The city's IT director on Saturday briefed commissioners on an infrastructure and cybersecurity program that relies on AI monitoring to detect threats and to reduce noise from false positives.

Eric Grunk said the city processed roughly 1.3 petabytes of traffic through the new monitoring tools and recorded more than 9,000 automated investigations; AI narrowed those to about 240 incidents requiring further review. The system monitors network traffic, endpoint behavior and email, and links with the city's firewall so that observed anomalies can trigger automated firewall actions. IT has also moved email quarantine and reporting to a platform that allows end users and administrators to see held messages and release legitimate mail.

Grunk recommended a phased hardware refresh of aging wireless access points (many more than 10 years old) and evaluated replacing Cisco gear with Ruckus equivalents to reduce support costs. He also noted that the city's current on-prem ERP vendor has announced a cloud-only roadmap; IT will evaluate alternatives and monitor vendor stability before committing to a cloud migration.
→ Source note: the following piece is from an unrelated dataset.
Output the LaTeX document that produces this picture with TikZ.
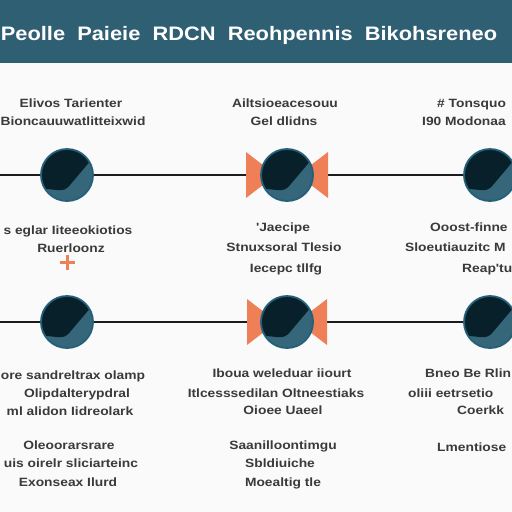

Commissioners asked for more detail about threat types and the mitigation chain; IT said privilege-escalation attempts, unusual machine-to-machine traffic and credential-harvesting attempts are among the top flagged categories and that AI and firewall integration have reduced the number of incidents that require manual intervention.

No immediate procurement decisions were made; staff said some upgrades will be included in upcoming budget requests.